Print the lines of the listing below verbatim from its first line through the line bearing "ax = fig.add_axes([0.174, 0.138, 0.800, 0.760])". Any pictures are to be omitted.

BEGIN Data shown

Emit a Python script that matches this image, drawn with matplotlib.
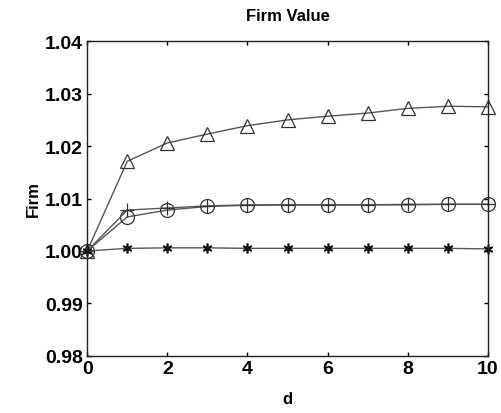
import matplotlib
matplotlib.use("Agg")
import matplotlib.pyplot as plt

plt.rcParams["font.family"] = ["Liberation Sans", "DejaVu Sans"]

d = list(range(11))
firm_tri = [1.0000, 1.0171, 1.0206, 1.0223, 1.0239, 1.0250, 1.0257, 1.0263, 1.0272, 1.0276, 1.0275]
firm_circ = [1.0000, 1.0065, 1.0078, 1.0085, 1.0087, 1.0088, 1.0088, 1.0088, 1.0088, 1.0089, 1.0089]
firm_plus = [1.0000, 1.0078, 1.0082, 1.0086, 1.0088, 1.0088, 1.0088, 1.0088, 1.0089, 1.0089, 1.0089]
firm_star = [1.0000, 1.0005, 1.0006, 1.0006, 1.0005, 1.0005, 1.0005, 1.0005, 1.0005, 1.0005, 1.0004]

xticks = [0, 2, 4, 6, 8, 10]
yticks = [0.98, 0.99, 1.00, 1.01, 1.02, 1.03, 1.04]
ytick_labels = ["0.98", "0.99", "1.00", "1.01", "1.02", "1.03", "1.04"]

fig = plt.figure(figsize=(5.01, 4.14), dpi=100)
ax = fig.add_axes([0.174, 0.138, 0.800, 0.760])

col = "#555555"
ax.plot(d, firm_tri, color=col, lw=1.0, marker="^", ms=10, mfc="none", mec="#333333", mew=0.9, clip_on=False)
ax.plot(d, firm_circ, color=col, lw=1.0, marker="o", ms=10, mfc="none", mec="#333333", mew=0.9, clip_on=False)
ax.plot(d, firm_plus, color=col, lw=1.0, marker="+", ms=10, mec="#333333", mew=0.9, clip_on=False)
ax.plot(d, firm_star, color=col, lw=1.0, marker=(6, 2, 0), ms=7, mec="#111111", mew=1.2, clip_on=False)

ax.set_xlim(0, 10)
ax.set_ylim(0.98, 1.04)
ax.set_xticks(xticks)
ax.set_yticks(yticks)
ax.set_yticklabels(ytick_labels)
ax.tick_params(direction="in", top=True, right=True, labelsize=14, length=3, width=1, pad=3)
for lab in ax.get_xticklabels() + ax.get_yticklabels():
    lab.set_fontweight("semibold")
for s in ax.spines.values():
    s.set_linewidth(1.0)
    s.set_color("#222222")

ax.set_title("Firm Value", fontsize=12, fontweight="bold", pad=15)
ax.set_xlabel("d", fontsize=12, fontweight="bold", labelpad=10)
ax.set_ylabel("Firm", fontsize=12, fontweight="bold", labelpad=3)

fig.savefig("out.png", dpi=100)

END Data shown

Reply —
Emit a Python script that matches this image, drawn with matplotlib.
import matplotlib
matplotlib.use("Agg")
import matplotlib.pyplot as plt

plt.rcParams["font.family"] = ["Liberation Sans", "DejaVu Sans"]

d = list(range(11))
firm_tri = [1.0000, 1.0171, 1.0206, 1.0223, 1.0239, 1.0250, 1.0257, 1.0263, 1.0272, 1.0276, 1.0275]
firm_circ = [1.0000, 1.0065, 1.0078, 1.0085, 1.0087, 1.0088, 1.0088, 1.0088, 1.0088, 1.0089, 1.0089]
firm_plus = [1.0000, 1.0078, 1.0082, 1.0086, 1.0088, 1.0088, 1.0088, 1.0088, 1.0089, 1.0089, 1.0089]
firm_star = [1.0000, 1.0005, 1.0006, 1.0006, 1.0005, 1.0005, 1.0005, 1.0005, 1.0005, 1.0005, 1.0004]

xticks = [0, 2, 4, 6, 8, 10]
yticks = [0.98, 0.99, 1.00, 1.01, 1.02, 1.03, 1.04]
ytick_labels = ["0.98", "0.99", "1.00", "1.01", "1.02", "1.03", "1.04"]

fig = plt.figure(figsize=(5.01, 4.14), dpi=100)
ax = fig.add_axes([0.174, 0.138, 0.800, 0.760])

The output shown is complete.